There is a price to pay for having the highest-spec machine on the grid and first rate mechanics tending to your every need, and that price is ensuring exposure for your sponsors.
And how do you get that exposure?
By doing interviews on TV and in newspapers and magazines.
A rider like Valentino Rossi is so inundated with requests for interviews that he’s found a way to keep things manageable. Major publications are restricted to just one exclusive interview per year with Rossi – and that’s just the favoured ones.
But it’s not a problem because the MotoGP system ensures there are numerous press conferences and interview opportunities throughout a race weekend so fans know exactly what the riders are thinking every step of the way.
This is also true of the TT to an extent:
There’s always a post-race press conference and the riders are generally accessible during the fortnight. But because the TT only happens once a year, that means the riders can all but disappear for the next 11-and-a-half months and that makes writing any kind of meaningful feature on them very difficult. And that means that you – the fans – lose out. As do the teams. As do the sponsors.
It’s one thing to keep the press at bay but at the Spring Cup meeting in Scarborough last month, we saw a worrying development on this theme. Guy Martin had his very own area in the paddock cordoned off to keep fans out of the way.
As popular as Martin is, he’s not half as famous as Barry Sheene was in his heyday when he used to race regularly at Olivers Mount in Scarborough. Yet even the great Barry Sheene didn’t have his own private paddock. Instead, he would sit patiently until well into the evening chatting to fans, signing autographs and posing for pictures. And even amongst all that distraction, he still managed to win two 500cc Grand Prix world championships.
So how long before other road racers start to demand the same courtesy? How long before the paddocks are closed off entirely to the fans? Are road racing paddocks about to become as heavily guarded as the MotoGP paddock? Will the grass roots element of the sport that has made it so appealing for so long finally be lost?

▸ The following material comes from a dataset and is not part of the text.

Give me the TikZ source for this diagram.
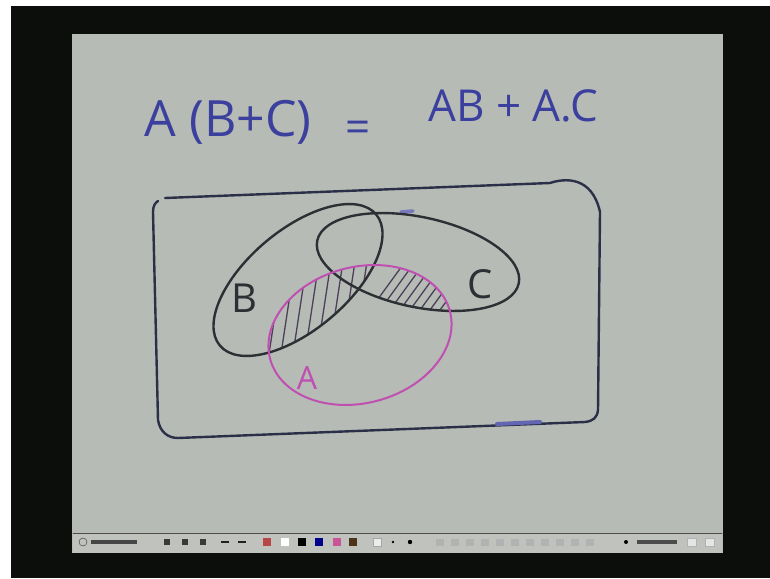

Road racing – and the TT in particular – has never been bigger and that’s surely a good thing:
But there may yet be a price to pay for this growing popularity and that price could be a growing distance between the riders and the fans that would change the face of the once grass-roots sport forever. What do you think?
Stuart Barker is a freelance motorcycle journalist and author. A former MCN reporter and features writer, he is now editor of the Official Isle of Man TT and Classic TT programmes and has contributed to most major UK motorcycling titles including MCN, Bike, Ride, Superbike, Two Wheels Only, Fast Bikes, Classic Bike and Classic Racer. His books include biographies of Barry Sheene, Steve Hislop, Niall Mackenzie, David Jefferies and Evel Knievel as well as a centennial history of the TT races.
One comment on “Is Road Racing Becoming too Popular for its own Good?”
It’s a problem for lots of sports, Stuart, and as usual it all comes down to money. The bigger the investment by a sponsor, the greater the need to ‘manage’ that investment through well-meaning but ultimately soulless PRs.
I was one of those callow youths bothering Sheene at Scarborough in the 70s and he’d take the mickey as soon as he heard our northern accents. I doubt anybody could have ‘fenced off’ Sheene if they’d tried and he would have been only too aware of the reaction from the rest of the paddock if it had happened.
Guy Martin is being protected in the interest of the producers and advertisers surrounding his TV shows as well as his racing financiers. They want to let him concentrate on the job in hand but they’re probably worried he might say a rude word or be un-PC about something. By allowing himself to be segregated in this way, Martin is complicit. He also runs the risk of Yorkshire folk thinking him a bit of a pansy.